Set problem.
Extract only the first line of the listing and every line after it up to and including the one with "from matplotlib.ticker import FuncFormatter". Omit the pictures.

▬▬▬▬▬▬▬▬▬▬

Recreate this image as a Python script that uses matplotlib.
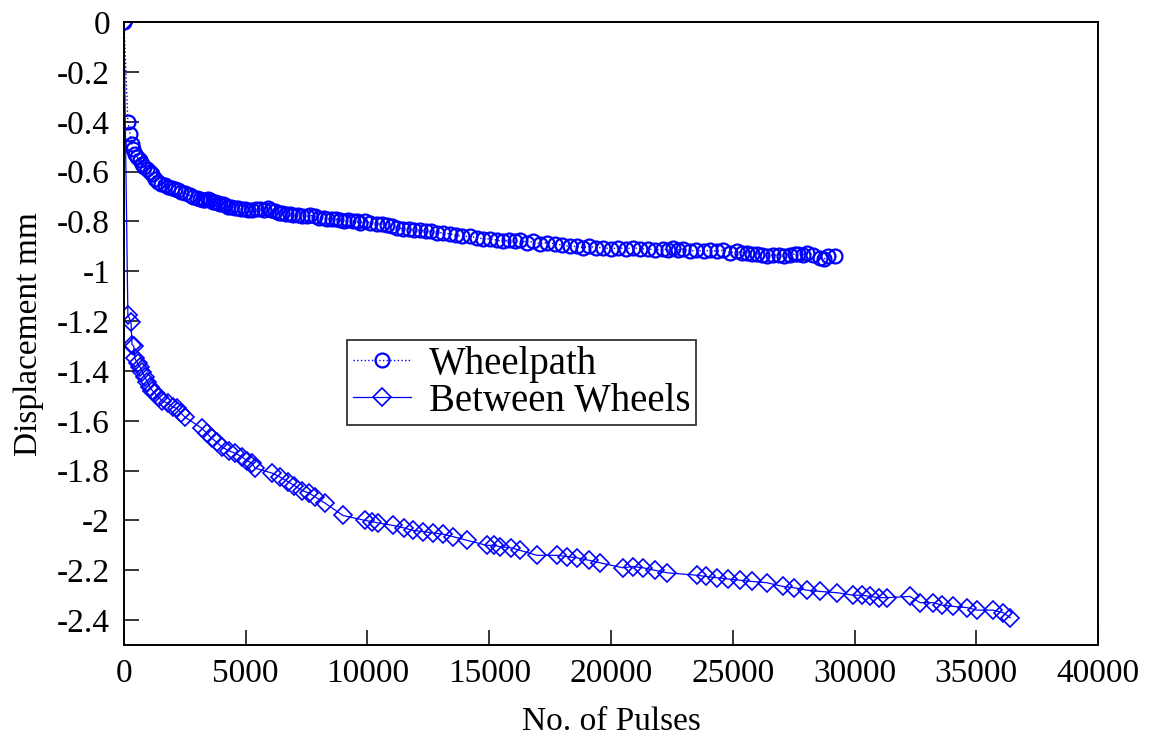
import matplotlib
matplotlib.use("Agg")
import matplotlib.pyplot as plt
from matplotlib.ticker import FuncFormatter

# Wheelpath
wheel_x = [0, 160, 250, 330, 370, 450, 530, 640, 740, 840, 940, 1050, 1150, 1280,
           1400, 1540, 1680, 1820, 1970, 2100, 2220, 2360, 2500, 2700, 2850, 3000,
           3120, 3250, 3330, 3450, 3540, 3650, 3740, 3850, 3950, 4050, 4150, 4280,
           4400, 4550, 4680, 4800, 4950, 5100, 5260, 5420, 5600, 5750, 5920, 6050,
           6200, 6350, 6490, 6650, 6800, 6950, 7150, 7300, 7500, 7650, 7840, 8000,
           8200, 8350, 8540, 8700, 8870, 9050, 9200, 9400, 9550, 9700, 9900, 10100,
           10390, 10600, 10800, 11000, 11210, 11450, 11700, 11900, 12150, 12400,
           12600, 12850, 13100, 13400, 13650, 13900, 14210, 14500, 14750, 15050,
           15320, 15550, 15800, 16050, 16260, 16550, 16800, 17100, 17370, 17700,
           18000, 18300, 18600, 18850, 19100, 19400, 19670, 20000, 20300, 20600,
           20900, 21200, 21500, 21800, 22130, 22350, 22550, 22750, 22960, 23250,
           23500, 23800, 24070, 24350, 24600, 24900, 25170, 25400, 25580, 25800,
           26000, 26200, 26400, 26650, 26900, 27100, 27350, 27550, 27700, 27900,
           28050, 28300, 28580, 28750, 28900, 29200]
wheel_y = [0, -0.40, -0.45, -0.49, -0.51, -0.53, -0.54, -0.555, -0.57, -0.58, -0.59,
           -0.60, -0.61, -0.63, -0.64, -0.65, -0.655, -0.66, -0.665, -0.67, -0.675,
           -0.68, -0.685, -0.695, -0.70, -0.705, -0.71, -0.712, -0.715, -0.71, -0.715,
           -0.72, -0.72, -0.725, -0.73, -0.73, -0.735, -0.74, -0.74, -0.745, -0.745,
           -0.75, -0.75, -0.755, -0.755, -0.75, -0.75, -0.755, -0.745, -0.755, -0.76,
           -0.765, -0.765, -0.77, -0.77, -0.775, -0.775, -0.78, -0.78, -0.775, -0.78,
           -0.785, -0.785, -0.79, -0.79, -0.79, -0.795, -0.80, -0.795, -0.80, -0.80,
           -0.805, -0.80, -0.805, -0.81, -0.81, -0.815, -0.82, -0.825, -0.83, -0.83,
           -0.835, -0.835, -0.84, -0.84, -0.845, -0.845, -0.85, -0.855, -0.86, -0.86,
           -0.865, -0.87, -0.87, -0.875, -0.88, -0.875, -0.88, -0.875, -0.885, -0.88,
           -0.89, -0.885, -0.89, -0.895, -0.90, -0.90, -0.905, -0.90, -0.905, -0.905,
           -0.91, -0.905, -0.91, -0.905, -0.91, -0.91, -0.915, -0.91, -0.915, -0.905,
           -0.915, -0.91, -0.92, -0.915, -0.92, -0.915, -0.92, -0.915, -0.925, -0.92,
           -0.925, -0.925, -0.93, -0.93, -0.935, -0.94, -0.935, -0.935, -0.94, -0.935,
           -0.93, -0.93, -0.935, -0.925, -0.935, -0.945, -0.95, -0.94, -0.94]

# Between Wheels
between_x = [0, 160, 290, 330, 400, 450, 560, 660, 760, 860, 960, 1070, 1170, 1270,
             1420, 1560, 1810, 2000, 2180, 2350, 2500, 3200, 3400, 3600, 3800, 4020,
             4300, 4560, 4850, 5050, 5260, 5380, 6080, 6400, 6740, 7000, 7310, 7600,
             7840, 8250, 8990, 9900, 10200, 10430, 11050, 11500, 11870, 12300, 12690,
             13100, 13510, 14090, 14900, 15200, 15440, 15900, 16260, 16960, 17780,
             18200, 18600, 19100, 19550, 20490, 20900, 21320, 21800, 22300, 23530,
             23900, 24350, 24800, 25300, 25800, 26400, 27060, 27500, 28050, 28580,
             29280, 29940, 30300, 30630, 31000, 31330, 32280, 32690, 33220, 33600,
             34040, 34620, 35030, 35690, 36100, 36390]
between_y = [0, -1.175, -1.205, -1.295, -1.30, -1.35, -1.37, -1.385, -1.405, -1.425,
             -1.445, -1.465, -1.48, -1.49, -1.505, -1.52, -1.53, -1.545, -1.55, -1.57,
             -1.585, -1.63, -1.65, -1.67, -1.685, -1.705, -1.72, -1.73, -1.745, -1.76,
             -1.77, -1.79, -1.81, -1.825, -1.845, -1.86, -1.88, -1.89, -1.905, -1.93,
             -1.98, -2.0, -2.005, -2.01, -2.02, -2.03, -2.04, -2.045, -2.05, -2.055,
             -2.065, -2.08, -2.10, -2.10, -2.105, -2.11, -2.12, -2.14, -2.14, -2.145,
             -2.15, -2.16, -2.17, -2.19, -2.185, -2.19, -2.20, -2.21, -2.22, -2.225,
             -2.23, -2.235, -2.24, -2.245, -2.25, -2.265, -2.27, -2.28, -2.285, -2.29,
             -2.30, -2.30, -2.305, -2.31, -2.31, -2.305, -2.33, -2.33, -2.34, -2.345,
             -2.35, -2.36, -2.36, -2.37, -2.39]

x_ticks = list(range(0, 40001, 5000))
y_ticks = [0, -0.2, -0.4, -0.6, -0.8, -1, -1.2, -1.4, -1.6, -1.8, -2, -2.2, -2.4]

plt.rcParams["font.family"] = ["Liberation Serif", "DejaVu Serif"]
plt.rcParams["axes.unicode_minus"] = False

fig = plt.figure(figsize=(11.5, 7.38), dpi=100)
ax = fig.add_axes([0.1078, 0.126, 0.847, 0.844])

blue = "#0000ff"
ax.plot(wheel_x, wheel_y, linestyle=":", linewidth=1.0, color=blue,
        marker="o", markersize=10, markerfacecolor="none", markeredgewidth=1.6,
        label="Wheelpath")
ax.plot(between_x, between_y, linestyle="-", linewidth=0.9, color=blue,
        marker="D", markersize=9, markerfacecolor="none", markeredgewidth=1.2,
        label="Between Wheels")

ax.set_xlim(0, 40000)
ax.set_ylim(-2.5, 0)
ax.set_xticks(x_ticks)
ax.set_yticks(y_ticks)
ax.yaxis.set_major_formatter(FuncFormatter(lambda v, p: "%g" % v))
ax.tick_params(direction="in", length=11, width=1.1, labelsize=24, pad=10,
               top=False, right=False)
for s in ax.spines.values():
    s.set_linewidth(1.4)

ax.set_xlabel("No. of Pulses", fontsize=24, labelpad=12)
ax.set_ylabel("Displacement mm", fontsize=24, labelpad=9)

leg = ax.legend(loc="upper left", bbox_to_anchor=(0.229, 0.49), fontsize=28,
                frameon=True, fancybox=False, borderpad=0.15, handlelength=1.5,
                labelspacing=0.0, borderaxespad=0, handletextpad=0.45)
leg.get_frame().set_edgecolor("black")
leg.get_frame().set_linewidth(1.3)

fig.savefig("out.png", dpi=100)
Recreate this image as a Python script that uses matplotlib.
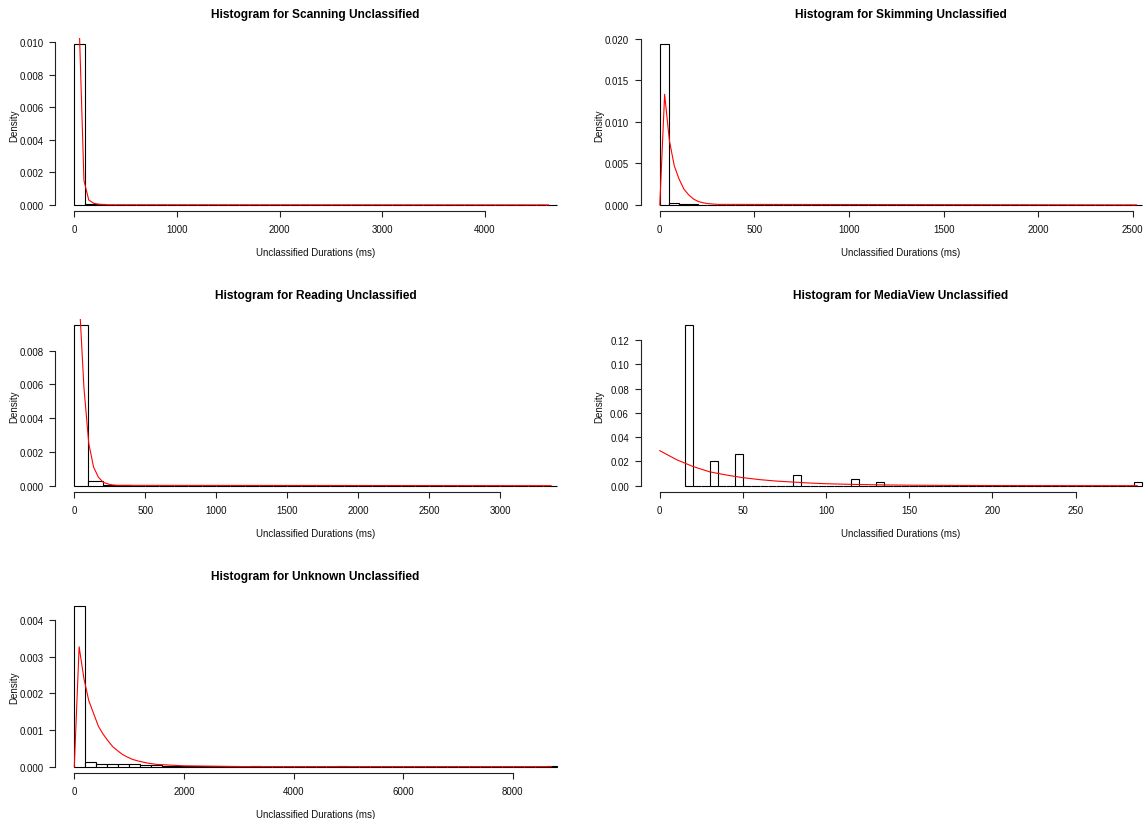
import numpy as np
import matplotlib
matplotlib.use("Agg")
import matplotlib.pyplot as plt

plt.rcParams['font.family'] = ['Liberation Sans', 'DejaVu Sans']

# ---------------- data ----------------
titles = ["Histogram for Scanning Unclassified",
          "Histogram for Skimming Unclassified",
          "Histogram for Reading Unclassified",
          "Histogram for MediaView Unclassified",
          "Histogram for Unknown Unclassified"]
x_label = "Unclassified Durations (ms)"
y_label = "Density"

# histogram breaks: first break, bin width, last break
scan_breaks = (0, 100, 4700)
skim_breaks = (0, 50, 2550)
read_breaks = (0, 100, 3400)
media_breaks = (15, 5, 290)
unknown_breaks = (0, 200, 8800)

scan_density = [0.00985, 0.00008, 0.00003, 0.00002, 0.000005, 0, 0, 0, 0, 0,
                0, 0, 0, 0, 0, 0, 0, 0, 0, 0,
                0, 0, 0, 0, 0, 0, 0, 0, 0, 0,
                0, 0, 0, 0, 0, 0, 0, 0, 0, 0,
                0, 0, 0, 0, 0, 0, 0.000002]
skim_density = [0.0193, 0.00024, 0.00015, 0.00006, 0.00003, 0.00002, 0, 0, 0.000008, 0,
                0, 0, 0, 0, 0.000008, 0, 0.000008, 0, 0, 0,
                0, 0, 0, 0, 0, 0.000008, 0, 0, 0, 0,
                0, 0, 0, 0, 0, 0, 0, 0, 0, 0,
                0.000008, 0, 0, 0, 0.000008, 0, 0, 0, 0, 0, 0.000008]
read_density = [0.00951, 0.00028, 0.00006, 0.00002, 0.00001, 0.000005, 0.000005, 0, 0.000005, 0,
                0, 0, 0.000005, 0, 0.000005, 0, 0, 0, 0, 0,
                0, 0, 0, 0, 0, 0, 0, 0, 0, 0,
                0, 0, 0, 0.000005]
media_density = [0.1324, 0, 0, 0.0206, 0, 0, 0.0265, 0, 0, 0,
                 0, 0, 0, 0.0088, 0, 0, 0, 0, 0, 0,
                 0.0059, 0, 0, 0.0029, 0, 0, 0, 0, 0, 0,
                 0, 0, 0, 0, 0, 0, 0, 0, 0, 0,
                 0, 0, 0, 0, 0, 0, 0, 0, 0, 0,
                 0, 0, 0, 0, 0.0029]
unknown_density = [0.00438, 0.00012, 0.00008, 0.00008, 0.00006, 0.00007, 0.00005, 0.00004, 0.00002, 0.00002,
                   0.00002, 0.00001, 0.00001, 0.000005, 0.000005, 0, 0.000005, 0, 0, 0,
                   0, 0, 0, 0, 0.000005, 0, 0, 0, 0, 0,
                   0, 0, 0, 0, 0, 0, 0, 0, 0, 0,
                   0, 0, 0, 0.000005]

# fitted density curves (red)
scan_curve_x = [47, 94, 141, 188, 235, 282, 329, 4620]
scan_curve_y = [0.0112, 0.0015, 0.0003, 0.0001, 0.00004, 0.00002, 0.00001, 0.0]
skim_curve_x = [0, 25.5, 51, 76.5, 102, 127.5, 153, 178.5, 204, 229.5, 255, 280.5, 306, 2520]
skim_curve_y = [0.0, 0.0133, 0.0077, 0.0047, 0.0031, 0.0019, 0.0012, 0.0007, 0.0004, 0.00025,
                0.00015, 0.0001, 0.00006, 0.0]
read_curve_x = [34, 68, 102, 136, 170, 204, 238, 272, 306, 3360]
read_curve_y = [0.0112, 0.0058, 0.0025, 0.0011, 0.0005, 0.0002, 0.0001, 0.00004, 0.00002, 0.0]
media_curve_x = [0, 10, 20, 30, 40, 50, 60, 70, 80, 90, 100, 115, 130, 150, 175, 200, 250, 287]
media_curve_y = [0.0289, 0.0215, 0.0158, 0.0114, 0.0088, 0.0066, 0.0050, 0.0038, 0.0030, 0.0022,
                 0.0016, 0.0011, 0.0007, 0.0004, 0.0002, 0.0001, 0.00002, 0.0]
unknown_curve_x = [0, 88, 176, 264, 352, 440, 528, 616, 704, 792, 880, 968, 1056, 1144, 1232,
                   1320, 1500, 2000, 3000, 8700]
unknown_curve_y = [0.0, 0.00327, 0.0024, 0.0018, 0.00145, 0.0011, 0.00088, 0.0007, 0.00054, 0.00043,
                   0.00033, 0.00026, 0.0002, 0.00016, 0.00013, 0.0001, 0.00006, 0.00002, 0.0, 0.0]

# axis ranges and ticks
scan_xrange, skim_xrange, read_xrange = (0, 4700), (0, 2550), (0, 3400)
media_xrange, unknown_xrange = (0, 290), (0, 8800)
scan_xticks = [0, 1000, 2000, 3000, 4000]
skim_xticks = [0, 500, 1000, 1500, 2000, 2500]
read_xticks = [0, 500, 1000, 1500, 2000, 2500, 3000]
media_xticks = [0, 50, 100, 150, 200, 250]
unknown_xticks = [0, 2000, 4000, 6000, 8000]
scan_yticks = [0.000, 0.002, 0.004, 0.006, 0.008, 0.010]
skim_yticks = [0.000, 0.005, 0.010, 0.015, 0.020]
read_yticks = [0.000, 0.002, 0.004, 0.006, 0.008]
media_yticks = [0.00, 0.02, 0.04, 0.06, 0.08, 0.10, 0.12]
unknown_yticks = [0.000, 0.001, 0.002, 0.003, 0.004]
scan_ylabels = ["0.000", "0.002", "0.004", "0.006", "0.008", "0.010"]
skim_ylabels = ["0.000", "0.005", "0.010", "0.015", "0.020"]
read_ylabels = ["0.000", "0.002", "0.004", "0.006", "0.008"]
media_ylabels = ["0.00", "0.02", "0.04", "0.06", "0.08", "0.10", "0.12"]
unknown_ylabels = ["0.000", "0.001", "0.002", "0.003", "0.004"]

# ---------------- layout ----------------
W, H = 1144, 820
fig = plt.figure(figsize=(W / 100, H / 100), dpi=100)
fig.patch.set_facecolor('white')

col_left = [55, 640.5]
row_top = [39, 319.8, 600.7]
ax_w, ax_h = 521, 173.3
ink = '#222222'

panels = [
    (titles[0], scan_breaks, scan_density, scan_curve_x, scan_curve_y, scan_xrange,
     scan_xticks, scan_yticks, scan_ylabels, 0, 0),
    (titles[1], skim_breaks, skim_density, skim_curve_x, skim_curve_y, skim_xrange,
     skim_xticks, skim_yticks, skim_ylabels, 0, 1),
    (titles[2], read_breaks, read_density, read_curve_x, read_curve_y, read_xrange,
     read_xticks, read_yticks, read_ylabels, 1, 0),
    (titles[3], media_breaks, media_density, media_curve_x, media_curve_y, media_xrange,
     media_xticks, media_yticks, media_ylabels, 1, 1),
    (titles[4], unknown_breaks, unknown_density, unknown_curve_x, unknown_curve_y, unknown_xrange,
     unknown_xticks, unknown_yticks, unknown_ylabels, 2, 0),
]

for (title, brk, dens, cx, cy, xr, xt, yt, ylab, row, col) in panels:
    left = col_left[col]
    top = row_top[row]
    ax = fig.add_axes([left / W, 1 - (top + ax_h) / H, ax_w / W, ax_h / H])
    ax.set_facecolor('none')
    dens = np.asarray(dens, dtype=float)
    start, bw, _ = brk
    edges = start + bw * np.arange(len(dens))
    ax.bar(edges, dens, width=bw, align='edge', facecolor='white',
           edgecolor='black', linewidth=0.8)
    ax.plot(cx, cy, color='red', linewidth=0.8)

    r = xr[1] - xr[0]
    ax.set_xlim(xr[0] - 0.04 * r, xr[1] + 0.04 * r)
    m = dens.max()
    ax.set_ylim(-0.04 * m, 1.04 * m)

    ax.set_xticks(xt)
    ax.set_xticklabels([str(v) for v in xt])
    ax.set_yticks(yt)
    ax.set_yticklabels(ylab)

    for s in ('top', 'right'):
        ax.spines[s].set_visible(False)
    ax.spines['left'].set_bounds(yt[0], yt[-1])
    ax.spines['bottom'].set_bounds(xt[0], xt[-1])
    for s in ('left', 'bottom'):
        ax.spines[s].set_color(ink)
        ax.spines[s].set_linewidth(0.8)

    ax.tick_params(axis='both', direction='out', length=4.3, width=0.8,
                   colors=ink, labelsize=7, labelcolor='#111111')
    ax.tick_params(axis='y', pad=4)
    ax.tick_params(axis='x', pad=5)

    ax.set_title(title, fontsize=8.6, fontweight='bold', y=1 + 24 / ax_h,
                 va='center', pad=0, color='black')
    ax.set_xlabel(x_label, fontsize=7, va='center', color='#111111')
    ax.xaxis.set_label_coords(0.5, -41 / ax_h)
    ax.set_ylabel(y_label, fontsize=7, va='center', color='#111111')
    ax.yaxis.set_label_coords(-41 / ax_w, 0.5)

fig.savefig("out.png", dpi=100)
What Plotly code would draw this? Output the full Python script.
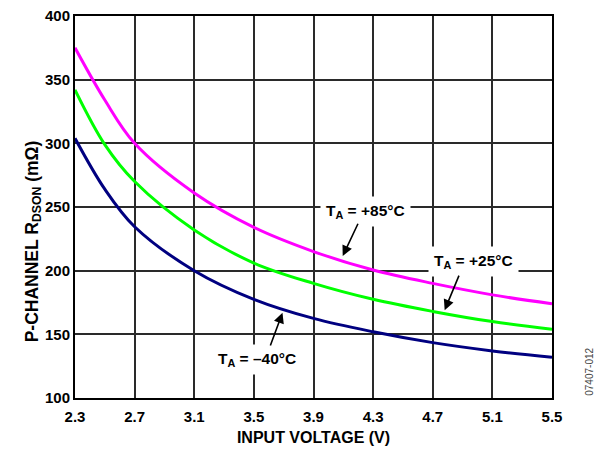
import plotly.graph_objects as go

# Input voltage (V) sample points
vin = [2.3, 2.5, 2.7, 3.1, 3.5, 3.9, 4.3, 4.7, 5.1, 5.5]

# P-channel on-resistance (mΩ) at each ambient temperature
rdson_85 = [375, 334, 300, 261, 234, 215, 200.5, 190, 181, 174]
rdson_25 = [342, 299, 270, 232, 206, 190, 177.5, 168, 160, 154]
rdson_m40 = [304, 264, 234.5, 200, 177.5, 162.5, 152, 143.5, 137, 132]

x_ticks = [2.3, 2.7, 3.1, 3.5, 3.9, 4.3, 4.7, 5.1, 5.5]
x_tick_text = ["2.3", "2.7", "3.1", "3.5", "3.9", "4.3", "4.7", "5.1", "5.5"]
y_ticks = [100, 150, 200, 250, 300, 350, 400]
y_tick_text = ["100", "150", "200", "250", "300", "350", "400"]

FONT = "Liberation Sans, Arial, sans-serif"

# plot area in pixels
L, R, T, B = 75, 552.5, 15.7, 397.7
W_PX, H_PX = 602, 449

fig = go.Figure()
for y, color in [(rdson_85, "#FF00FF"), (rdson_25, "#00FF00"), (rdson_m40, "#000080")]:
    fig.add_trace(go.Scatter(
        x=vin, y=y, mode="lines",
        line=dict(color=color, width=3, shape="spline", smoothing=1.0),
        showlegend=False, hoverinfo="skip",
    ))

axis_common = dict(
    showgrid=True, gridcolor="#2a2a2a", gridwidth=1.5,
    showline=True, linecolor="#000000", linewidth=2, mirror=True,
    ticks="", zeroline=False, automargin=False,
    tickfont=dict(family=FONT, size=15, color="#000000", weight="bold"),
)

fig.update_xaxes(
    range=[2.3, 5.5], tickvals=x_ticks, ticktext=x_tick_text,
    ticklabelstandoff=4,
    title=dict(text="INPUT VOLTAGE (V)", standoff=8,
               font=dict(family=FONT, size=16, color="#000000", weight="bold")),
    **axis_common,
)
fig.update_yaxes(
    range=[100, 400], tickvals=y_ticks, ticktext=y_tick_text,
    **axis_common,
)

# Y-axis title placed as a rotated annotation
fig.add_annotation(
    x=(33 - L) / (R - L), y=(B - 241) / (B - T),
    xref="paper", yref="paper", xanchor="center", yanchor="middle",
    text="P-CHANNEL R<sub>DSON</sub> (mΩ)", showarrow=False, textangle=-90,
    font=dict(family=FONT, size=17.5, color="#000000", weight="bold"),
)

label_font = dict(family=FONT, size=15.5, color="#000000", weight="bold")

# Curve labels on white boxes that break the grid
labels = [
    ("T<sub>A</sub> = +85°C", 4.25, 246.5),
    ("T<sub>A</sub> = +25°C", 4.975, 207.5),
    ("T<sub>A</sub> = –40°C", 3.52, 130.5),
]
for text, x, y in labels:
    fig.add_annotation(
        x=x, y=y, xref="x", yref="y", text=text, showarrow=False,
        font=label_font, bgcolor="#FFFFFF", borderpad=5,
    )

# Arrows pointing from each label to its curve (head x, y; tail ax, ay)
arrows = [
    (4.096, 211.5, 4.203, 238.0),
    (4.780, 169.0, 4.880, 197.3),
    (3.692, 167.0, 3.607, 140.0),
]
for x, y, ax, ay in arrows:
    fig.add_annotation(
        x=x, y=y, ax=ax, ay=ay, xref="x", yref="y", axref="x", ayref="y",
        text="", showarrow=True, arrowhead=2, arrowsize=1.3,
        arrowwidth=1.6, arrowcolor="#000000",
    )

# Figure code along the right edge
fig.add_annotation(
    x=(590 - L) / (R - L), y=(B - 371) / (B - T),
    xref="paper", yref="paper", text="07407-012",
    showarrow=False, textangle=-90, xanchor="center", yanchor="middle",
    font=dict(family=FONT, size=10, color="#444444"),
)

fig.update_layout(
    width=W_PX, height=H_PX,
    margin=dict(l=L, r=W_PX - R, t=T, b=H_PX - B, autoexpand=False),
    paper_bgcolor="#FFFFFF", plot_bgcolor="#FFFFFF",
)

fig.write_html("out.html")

▬▬▬▬▬▬▬▬▬▬

Solved exercise.
Recreate this image as a Python script that uses matplotlib.
import matplotlib
matplotlib.use("Agg")
import matplotlib.pyplot as plt
from matplotlib.ticker import FuncFormatter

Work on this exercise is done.